■ **COLLECTED DATA**:

--- start ---

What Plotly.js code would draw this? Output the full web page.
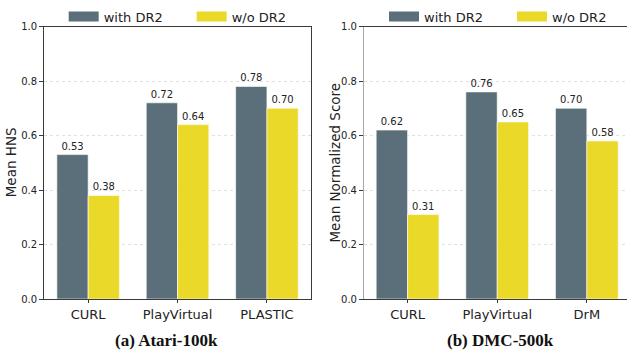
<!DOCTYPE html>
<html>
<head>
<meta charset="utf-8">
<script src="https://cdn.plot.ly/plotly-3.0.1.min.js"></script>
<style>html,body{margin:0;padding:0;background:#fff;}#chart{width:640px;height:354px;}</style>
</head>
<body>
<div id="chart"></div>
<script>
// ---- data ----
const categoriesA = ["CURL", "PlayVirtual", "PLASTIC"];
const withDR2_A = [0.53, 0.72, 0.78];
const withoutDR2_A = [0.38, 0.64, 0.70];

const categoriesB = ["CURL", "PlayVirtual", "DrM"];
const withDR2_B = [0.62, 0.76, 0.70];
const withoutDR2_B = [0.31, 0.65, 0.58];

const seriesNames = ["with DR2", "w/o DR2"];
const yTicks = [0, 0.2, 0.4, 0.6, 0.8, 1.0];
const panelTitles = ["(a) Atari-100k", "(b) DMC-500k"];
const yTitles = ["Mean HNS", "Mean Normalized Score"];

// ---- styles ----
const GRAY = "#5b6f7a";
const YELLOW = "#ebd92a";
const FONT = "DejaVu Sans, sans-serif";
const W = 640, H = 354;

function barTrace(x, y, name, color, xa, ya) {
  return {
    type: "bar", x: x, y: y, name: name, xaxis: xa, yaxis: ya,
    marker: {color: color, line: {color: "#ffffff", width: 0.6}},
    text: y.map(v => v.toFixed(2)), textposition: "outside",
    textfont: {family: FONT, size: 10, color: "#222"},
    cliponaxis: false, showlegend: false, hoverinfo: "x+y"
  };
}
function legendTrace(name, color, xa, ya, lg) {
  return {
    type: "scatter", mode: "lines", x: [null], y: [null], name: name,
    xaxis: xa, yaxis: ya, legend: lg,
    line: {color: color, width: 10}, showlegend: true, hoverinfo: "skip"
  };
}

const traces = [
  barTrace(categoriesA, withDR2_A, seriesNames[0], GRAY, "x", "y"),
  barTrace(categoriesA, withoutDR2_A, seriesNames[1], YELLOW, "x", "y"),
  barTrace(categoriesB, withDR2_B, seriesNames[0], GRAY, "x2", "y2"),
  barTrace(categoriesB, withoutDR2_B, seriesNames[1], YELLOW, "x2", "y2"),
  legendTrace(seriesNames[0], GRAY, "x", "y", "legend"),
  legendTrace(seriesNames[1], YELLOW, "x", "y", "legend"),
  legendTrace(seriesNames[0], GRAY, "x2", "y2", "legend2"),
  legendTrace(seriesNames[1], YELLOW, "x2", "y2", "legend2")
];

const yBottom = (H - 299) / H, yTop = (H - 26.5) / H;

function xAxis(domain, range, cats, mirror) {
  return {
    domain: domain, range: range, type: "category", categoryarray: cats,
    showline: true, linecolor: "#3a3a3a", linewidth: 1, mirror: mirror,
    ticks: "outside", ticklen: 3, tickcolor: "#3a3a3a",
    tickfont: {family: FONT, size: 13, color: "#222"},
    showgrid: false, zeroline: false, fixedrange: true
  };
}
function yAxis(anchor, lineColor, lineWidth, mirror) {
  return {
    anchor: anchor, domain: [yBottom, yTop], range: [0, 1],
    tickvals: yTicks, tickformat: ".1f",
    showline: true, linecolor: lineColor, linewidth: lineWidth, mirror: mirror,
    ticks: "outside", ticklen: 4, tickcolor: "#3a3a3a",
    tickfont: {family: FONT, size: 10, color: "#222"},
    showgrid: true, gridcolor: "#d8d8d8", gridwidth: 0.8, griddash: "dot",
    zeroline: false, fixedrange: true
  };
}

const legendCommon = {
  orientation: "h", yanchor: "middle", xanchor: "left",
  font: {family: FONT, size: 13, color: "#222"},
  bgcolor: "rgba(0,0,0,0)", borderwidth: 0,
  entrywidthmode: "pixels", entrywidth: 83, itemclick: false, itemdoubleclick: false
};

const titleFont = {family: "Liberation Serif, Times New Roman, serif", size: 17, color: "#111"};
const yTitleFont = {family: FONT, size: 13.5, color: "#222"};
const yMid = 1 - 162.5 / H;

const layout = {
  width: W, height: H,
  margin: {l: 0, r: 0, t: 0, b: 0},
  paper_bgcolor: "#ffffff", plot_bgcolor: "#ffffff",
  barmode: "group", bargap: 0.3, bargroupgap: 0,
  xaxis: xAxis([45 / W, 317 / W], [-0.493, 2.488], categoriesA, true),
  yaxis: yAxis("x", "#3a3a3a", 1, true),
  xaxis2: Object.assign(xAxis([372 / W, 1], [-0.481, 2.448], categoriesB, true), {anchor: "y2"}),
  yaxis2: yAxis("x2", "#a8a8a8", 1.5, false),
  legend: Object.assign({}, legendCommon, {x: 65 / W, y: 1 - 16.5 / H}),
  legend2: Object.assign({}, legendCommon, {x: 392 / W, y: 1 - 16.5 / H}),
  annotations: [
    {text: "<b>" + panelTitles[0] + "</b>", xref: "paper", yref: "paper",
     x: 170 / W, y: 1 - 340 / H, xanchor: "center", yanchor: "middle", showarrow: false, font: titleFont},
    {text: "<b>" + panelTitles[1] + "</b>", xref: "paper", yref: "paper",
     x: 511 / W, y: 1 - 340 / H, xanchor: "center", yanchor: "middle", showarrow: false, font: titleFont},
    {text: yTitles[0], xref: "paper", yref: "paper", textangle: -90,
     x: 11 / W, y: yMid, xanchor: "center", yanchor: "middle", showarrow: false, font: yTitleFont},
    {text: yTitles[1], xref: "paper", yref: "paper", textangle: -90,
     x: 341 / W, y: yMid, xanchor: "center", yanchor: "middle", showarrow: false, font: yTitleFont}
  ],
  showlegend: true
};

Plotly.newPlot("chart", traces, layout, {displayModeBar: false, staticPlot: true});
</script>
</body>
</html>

--- end ---

■ **DIRECTIVE**: Repeat the listing above exactly from its first line to the line containing "const withoutDR2_B = [0.31, 0.65, 0.58];", both included, and omit the pictures.

■ **THE ANSWER**:
What Plotly.js code would draw this? Output the full web page.
<!DOCTYPE html>
<html>
<head>
<meta charset="utf-8">
<script src="https://cdn.plot.ly/plotly-3.0.1.min.js"></script>
<style>html,body{margin:0;padding:0;background:#fff;}#chart{width:640px;height:354px;}</style>
</head>
<body>
<div id="chart"></div>
<script>
// ---- data ----
const categoriesA = ["CURL", "PlayVirtual", "PLASTIC"];
const withDR2_A = [0.53, 0.72, 0.78];
const withoutDR2_A = [0.38, 0.64, 0.70];

const categoriesB = ["CURL", "PlayVirtual", "DrM"];
const withDR2_B = [0.62, 0.76, 0.70];
const withoutDR2_B = [0.31, 0.65, 0.58];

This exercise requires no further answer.